Georgia Bulldogs' bus rolling

Friday, January 1, 1904

photo University of Georgia football coach Mark Richt talks to his team before a game in Athens this season.

ATHENS, Ga. -- It has been an interesting journey for the 2011 Georgia Bulldogs, and that's somewhat by design.

Before the season, Georgia's football coaches adopted a bus theme from Jon Gordon's book, "The Energy Bus."

Defensive coordinator Todd Grantham explained following last Saturday's 45-7 defeat of Auburn that the bus represented the optimism for the season and that the headlights represented maintaining focus, whether things went good or bad.
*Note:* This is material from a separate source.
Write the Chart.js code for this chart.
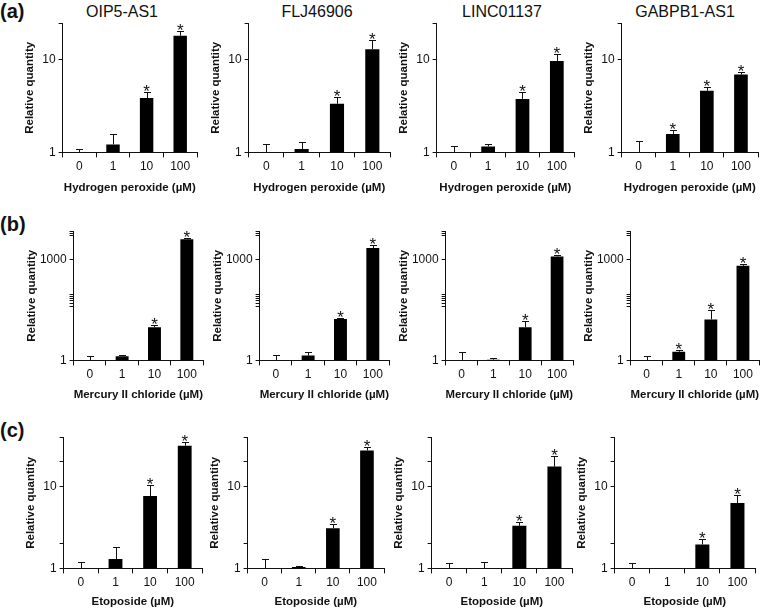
<!DOCTYPE html>
<html>
<head>
<meta charset="utf-8">
<script src="https://cdn.jsdelivr.net/npm/chart.js@4/dist/chart.umd.min.js"></script>
<style>
  body { margin: 0; background: #fff; }
  #fig { position: relative; width: 760px; height: 610px; overflow: hidden; font-family: Arial, "Liberation Sans", sans-serif; color: #111; }
  #fig canvas { position: absolute; }
  .gene { position: absolute; font-size: 16px; transform: translateX(-50%); white-space: nowrap; line-height: 16px; }
  .letter { position: absolute; left: 0; font-size: 20px; font-weight: bold; line-height: 20px; }
</style>
</head>
<body>
<div id="fig"></div>
<script>
// --- data ---
const doses = ['0', '1', '10', '100'];
const genes = ['OIP5-AS1', 'FLJ46906', 'LINC01137', 'GABPB1-AS1'];
const treatments = ['Hydrogen peroxide (\u00b5M)', 'Mercury II chloride (\u00b5M)', 'Etoposide (\u00b5M)'];
const rowLetters = ['(a)', '(b)', '(c)'];

// mean relative quantity, one array per gene
const h2o2Means = [[1.0, 1.22, 3.88, 18.3], [1.0, 1.09, 3.36, 13.1], [1.0, 1.16, 3.79, 9.77], [1.0, 1.585, 4.65, 6.95]];
const h2o2ErrTops = [[1.09, 1.6, 4.54, 20.7], [1.22, 1.30, 3.95, 16.5], [1.16, 1.22, 4.46, 11.5], [1.33, 1.76, 5.04, 7.42]];
const hgMeans = [[1.0, 1.33, 9.7, 3900], [1.0, 1.39, 16.9, 2150], [1.0, 1.05, 9.7, 1210], [1.0, 1.81, 16.4, 641]];
const hgErrTops = [[1.39, 1.4, 11.3, 4370], [1.49, 1.73, 18.6, 2680], [1.73, 1.2, 14.8, 1300], [1.33, 2.07, 31.8, 700]];
const etoMeans = [[1.0, 1.30, 7.65, 31.5], [1.0, 1.04, 3.1, 27.5], [1.0, 1.0, 3.31, 17.5], [1.0, 1.0, 1.96, 6.3]];
const etoErrTops = [[1.21, 1.82, 10.3, 34.7], [1.3, 1.08, 3.5, 30.2], [1.15, 1.19, 3.66, 23.9], [1.18, null, 2.29, 7.8]];

// significance marks (1 = asterisk)
const h2o2Stars = [[0, 0, 1, 1], [0, 0, 1, 1], [0, 0, 1, 1], [0, 1, 1, 1]];
const hgStars = [[0, 0, 1, 1], [0, 0, 1, 1], [0, 0, 1, 1], [0, 1, 1, 1]];
const etoStars = [[0, 0, 1, 1], [0, 0, 1, 1], [0, 0, 1, 1], [0, 0, 1, 1]];

// y axis: range, tick marks and labelled ticks per row
const yMax = [25, 6800, 40];
const yTickMarks = [[1, 10, 25], [1, 40, 50, 60, 70, 80, 90, 1000, 5000, 6000, 6800], [1, 2, 10, 20, 40]];
const yTickLabels = [[1, 10], [1, 1000], [1, 10]];

const rowMeans = [h2o2Means, hgMeans, etoMeans];
const rowErrs = [h2o2ErrTops, hgErrTops, etoErrTops];
const rowStars = [h2o2Stars, hgStars, etoStars];

// plot-area boxes (left, right) per row/column and (top, bottom) per row
const rowTB = [[19, 152], [227, 360], [433, 568]];
const colLR = [
  [[63, 197], [249, 390], [437, 574], [622, 758]],
  [[74, 203], [260, 389], [446, 573], [631, 759]],
  [[64, 202], [248, 384], [432, 572], [615, 755]]
];
const yTitleGap = [33, 42, 33];
const xTitleGap = [36, 35, 34];
const geneTitleX = [122, 317, 502, 685];

const FONT = 'Arial, "Liberation Sans", sans-serif';
const INK = '#111';

const errorBarPlugin = {
  id: 'errorBars',
  afterDatasetsDraw(chart, args, opts) {
    const ctx = chart.ctx;
    const y = chart.scales.y;
    const meta = chart.getDatasetMeta(0);
    ctx.save();
    ctx.strokeStyle = INK;
    ctx.fillStyle = INK;
    ctx.lineWidth = 1;
    meta.data.forEach((bar, i) => {
      const top = opts.errs[i];
      let markY = bar.y;
      if (top != null) {
        const ey = Math.round(y.getPixelForValue(top)) + 0.5;
        const x = Math.round(bar.x) + 0.5;
        ctx.beginPath();
        ctx.moveTo(x, bar.y);
        ctx.lineTo(x, ey);
        ctx.moveTo(x - 3.5, ey);
        ctx.lineTo(x + 3.5, ey);
        ctx.stroke();
        markY = ey;
      }
      if (opts.stars[i]) {
        ctx.font = '17px ' + FONT;
        ctx.textAlign = 'center';
        ctx.textBaseline = 'alphabetic';
        ctx.fillText('*', bar.x, markY + 4);
      }
    });
    ctx.restore();
  }
};

const fig = document.getElementById('fig');

rowLetters.forEach((txt, r) => {
  const d = document.createElement('div');
  d.className = 'letter';
  d.style.top = (rowTB[r][0] - (r === 0 ? 18 : 13)) + 'px';
  d.textContent = txt;
  fig.appendChild(d);
});

genes.forEach((g, c) => {
  const d = document.createElement('div');
  d.className = 'gene';
  d.style.left = geneTitleX[c] + 'px';
  d.style.top = '4px';
  d.textContent = g;
  fig.appendChild(d);
});

for (let r = 0; r < 3; r++) {
  for (let c = 0; c < 4; c++) {
    const [L, R] = colLR[r][c];
    const [T, B] = rowTB[r];
    const YW = yTitleGap[r] + 6.6;
    const XH = xTitleGap[r] + 6.6;
    const PT = 6, PR = 4;
    const cv = document.createElement('canvas');
    cv.width = Math.round(R - L + YW + PR);
    cv.height = Math.round(B - T + PT + XH);
    cv.style.left = (L - YW) + 'px';
    cv.style.top = (T - PT) + 'px';
    fig.appendChild(cv);

    new Chart(cv.getContext('2d'), {
      type: 'bar',
      data: {
        labels: doses,
        datasets: [{
          data: rowMeans[r][c],
          backgroundColor: '#000',
          borderWidth: 0,
          categoryPercentage: 1,
          barPercentage: 0.4
        }]
      },
      options: {
        responsive: false,
        animation: false,
        devicePixelRatio: 1,
        layout: { autoPadding: false, padding: { top: PT, right: PR, left: 0, bottom: 0 } },
        plugins: {
          legend: { display: false },
          tooltip: { enabled: false },
          errorBars: { errs: rowErrs[r][c], stars: rowStars[r][c] }
        },
        scales: {
          x: {
            grid: { display: true, drawOnChartArea: false, drawTicks: true, tickLength: 5, color: INK, offset: true },
            border: { color: INK, width: 1 },
            ticks: { color: INK, font: { family: FONT, size: 12 }, padding: 2, maxRotation: 0 },
            title: { display: true, text: treatments[r], color: INK, font: { family: FONT, size: 11.5, weight: 'bold' }, padding: 0 },
            afterFit: (s) => { s.height = XH; }
          },
          y: {
            type: 'logarithmic',
            min: 1,
            max: yMax[r],
            afterBuildTicks: (s) => { s.ticks = yTickMarks[r].map(v => ({ value: v })); },
            grid: { drawOnChartArea: false, drawTicks: true, tickLength: 4, color: INK },
            border: { color: INK, width: 1 },
            ticks: {
              color: INK,
              autoSkip: false,
              font: { family: FONT, size: 12 },
              padding: 3,
              callback: (v) => yTickLabels[r].includes(v) ? String(v) : ''
            },
            title: { display: true, text: 'Relative quantity', color: INK, font: { family: FONT, size: 11.5, weight: 'bold' }, padding: 0 },
            afterFit: (s) => { s.width = YW; }
          }
        }
      },
      plugins: [errorBarPlugin]
    });
  }
}
</script>
</body>
</html>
Bulldogs players, who have countered an 0-2 start with eight straight wins, have been feeding off the theme all season.

"It isn't how you drive, it's how you arrive," outside linebacker Jarvis Jones said. "There isn't anything in life given to you, so you've just got to keep pushing and keep improving."

Georgia resembled more of a ditched Dodge Dart than a bus during its 35-21 opening loss to Boise State, which led by three touchdowns on two occasions, but the Bulldogs are one game away from their first trip to the Southeastern Conference championship game since 2005. That one game is Saturday against visiting Kentucky, which has lost its first three SEC road contests this season by a combined 109 points.
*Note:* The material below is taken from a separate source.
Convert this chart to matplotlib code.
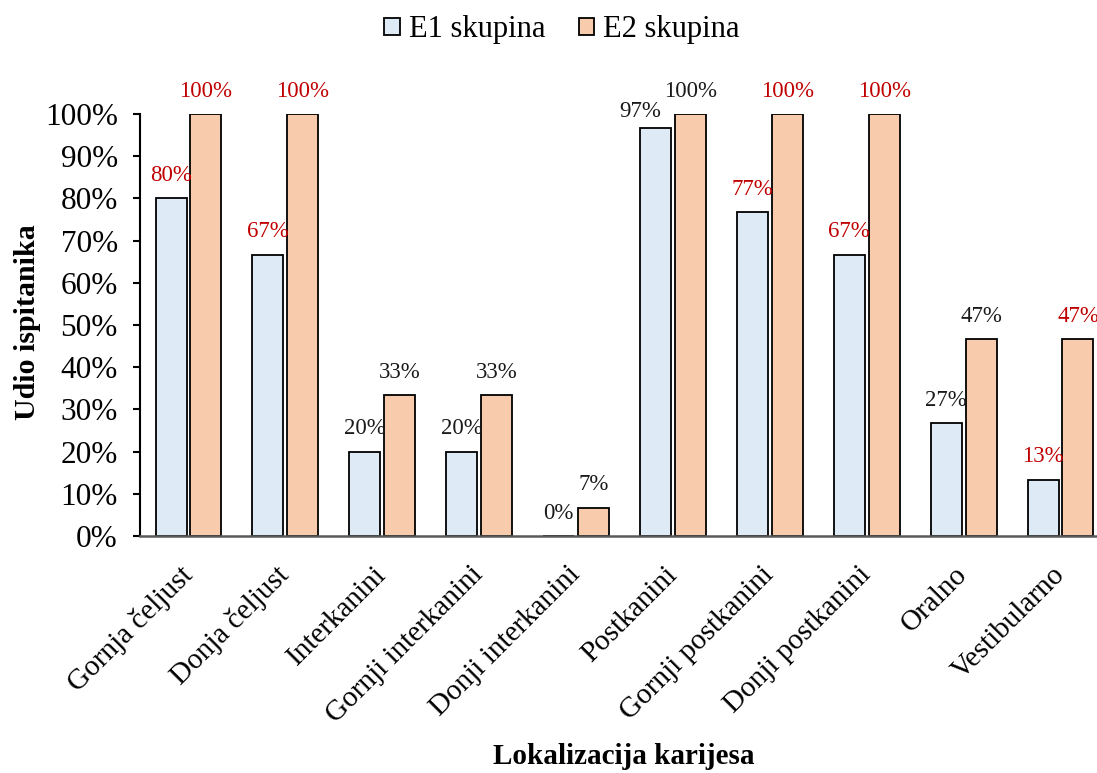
import matplotlib
matplotlib.use("Agg")
import matplotlib.pyplot as plt
import numpy as np

plt.rcParams["font.family"] = ["Liberation Serif", "DejaVu Serif"]

categories = [
    "Gornja čeljust", "Donja čeljust", "Interkanini", "Gornji interkanini",
    "Donji interkanini", "Postkanini", "Gornji postkanini", "Donji postkanini",
    "Oralno", "Vestibularno",
]
e1 = [0.80, 0.667, 0.20, 0.20, 0.0, 0.967, 0.767, 0.667, 0.267, 0.133]
e2 = [1.00, 1.00, 0.333, 0.333, 0.067, 1.00, 1.00, 1.00, 0.467, 0.467]
# which value labels are drawn in red
e1_red = [True, True, False, False, False, False, True, True, False, True]
e2_red = [True, True, False, False, False, False, True, True, False, True]

RED = "#C00000"
fig = plt.figure(figsize=(10.97, 7.73), dpi=100)
ax = fig.add_axes([140 / 1097, 1 - 536 / 773, 969 / 1097, (536 - 114) / 773])

x = np.arange(len(categories))
w = 0.32
off = 0.18
b1 = ax.bar(x - off, e1, w, color="#DEEAF6", edgecolor="black", linewidth=1.3,
            label="E1 skupina")
b2 = ax.bar(x + off, e2, w, color="#F8CBAD", edgecolor="black", linewidth=1.3,
            label="E2 skupina")

for i, (bars, vals, reds) in enumerate([(b1, e1, e1_red), (b2, e2, e2_red)]):
    for j, (bar, v, r) in enumerate(zip(bars, vals, reds)):
        dx, dy = 0, 16.5
        if i == 0 and v > 0.9:
            # label nudged left/down so it clears the neighbour's label
            dx, dy = -11, 11.5
        ax.annotate(f"{v * 100:.0f}%", (bar.get_x() + bar.get_width() / 2, v),
                    xytext=(dx, dy), textcoords="offset points",
                    ha="center", va="center", fontsize=16.5,
                    color=RED if r else "#1a1a1a")

ax.set_xlim(-0.5, len(categories) - 0.5)
ax.set_ylim(0, 1.0)
ax.set_yticks(np.arange(0, 1.01, 0.1))
ax.set_yticklabels([f"{t}%" for t in range(0, 101, 10)], fontsize=22.5)
ax.tick_params(axis="y", length=5, width=1.5, pad=11)
ax.set_xticks(x)
ax.set_xticklabels(categories, rotation=45, ha="right", va="center",
                   rotation_mode="anchor", fontsize=21)
ax.tick_params(axis="x", length=0, pad=25)

for s in ["top", "right"]:
    ax.spines[s].set_visible(False)
ax.spines["left"].set_linewidth(1.5)
ax.spines["bottom"].set_linewidth(1.8)
ax.spines["bottom"].set_color("#595959")

fig.text(28 / 1097, 1 - 322 / 773, "Udio ispitanika", rotation=90,
         ha="center", va="center", fontsize=21.5, fontweight="bold")
fig.text(624 / 1097, 1 - 757 / 773, "Lokalizacija karijesa",
         ha="center", va="center", fontsize=21, fontweight="bold")

fig.legend(handles=[b1, b2], loc="center", bbox_to_anchor=(562 / 1097, 1 - 30 / 773),
           ncol=2, frameon=False, fontsize=22, handlelength=0.5, handleheight=0.5,
           handletextpad=0.3, columnspacing=1.1)

fig.savefig("out.png", dpi=100)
Auburn coach Gene Chizik admitted this week that the Bulldogs look nothing like they did at the start of the season, and Kentucky coach Joker Phillips agreed.

"I think they picked out a little page from South Carolina last year," Phillips said. "South Carolina lined up and ran more downhill running plays with the back they had, and you see a lot of similarities in what Georgia is doing with the back that they have this year. You just see a lot more attitude -- downhill, power plays."
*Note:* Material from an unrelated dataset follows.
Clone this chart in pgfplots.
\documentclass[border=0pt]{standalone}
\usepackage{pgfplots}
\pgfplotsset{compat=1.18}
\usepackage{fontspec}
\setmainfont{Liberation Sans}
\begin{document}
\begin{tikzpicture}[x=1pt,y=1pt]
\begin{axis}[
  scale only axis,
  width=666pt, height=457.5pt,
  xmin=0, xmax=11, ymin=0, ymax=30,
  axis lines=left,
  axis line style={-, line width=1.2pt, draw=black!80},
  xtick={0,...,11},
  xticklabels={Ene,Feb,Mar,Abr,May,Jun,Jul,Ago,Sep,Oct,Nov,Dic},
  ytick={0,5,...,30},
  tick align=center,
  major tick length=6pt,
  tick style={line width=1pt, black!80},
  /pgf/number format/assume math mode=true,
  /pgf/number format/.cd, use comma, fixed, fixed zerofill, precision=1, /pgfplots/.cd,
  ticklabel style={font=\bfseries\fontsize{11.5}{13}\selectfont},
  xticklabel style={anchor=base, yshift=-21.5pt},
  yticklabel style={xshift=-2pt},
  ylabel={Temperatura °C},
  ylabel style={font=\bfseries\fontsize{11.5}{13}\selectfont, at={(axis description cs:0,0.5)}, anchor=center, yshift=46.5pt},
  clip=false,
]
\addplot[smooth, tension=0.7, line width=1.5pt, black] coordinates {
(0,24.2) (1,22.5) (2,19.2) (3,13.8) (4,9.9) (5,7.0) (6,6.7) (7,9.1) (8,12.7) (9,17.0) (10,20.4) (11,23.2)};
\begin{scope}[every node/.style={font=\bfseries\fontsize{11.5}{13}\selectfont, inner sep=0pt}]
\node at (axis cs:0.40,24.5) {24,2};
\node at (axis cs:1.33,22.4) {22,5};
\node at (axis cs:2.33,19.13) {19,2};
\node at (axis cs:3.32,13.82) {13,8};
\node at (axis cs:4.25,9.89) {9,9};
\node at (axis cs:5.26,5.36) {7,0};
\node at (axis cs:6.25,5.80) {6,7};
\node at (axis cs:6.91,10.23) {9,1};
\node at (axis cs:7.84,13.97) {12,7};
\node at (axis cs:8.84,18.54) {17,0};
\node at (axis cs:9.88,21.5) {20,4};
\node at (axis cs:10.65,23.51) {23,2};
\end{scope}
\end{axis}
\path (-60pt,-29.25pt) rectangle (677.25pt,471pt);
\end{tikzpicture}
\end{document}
Said Chizik: "Without question, from the beginning of the year and the films that we watched to what we experienced last Saturday night, this is a much improved football team. You can't win that many games in a row without being that much better than they were at the beginning of the year."

Scheduling has aided Georgia's success, as the Bulldogs have not had to face LSU, Alabama or Arkansas -- three of the top six teams in the latest BCS standings. And if Alabama defeats Auburn next week, the Bulldogs will go a fourth consecutive regular season without beating an SEC team that finished with a winning league mark.

Yet winning seven straight SEC games in the same season would be a first for the Bulldogs, and it's a scenario few pictured when they lost their league opener, 45-42, to South Carolina on Sept. 10.

"I go back to the locker room after that game," head coach Mark Richt said, "and I basically said, 'Men, just don't put your heads down. Don't lose heart. We've got a chance to be a good team.' I said, 'I left the field feeling encouraged that we have the right stuff.'

"Sometimes you've got to think quick and try and make something up to make guys feel better after the game or to try and help the morale of your team, but that was very heartfelt. I really believed that we had a special group of guys."

Offensive coordinator Mike Bobo said the bus theme was implemented again after that game.

"It didn't matter who wanted to come in or who wanted to get off. It was locked, and we were going to keep playing," he said.

Abry Jones added that the South Carolina loss felt different from other defeats because it wasn't as much about the Gamecocks beating the Bulldogs as the Bulldogs beating themselves.

The next week brought about a 59-0 win over Coastal Carolina, which apparently was anything but a throwaway game.

"The biggest part of this was just winning that first game," punter Drew Butler said. "We had not won a game in 10 months, and that was just dragging people down."

Georgia went from 1-2 to 5-2 by sweeping the SEC's two Mississippi schools and the SEC's two Tennessee schools. The Bulldogs then had an open date before rallying past Florida, a rare win over the Gators that ignited the Bulldogs to surging victories the past two weeks over New Mexico State and Auburn.

By defeating Kentucky, the Bulldogs would set up two consecutive bus trips to Atlanta, one previously scheduled for next week's game at Georgia Tech and another to the Georgia Dome on Dec. 3 with the conference crown at stake.

"To win a championship is great, but it's more about the journey, truthfully," Grantham said. "That's what you're going to remember, the journey."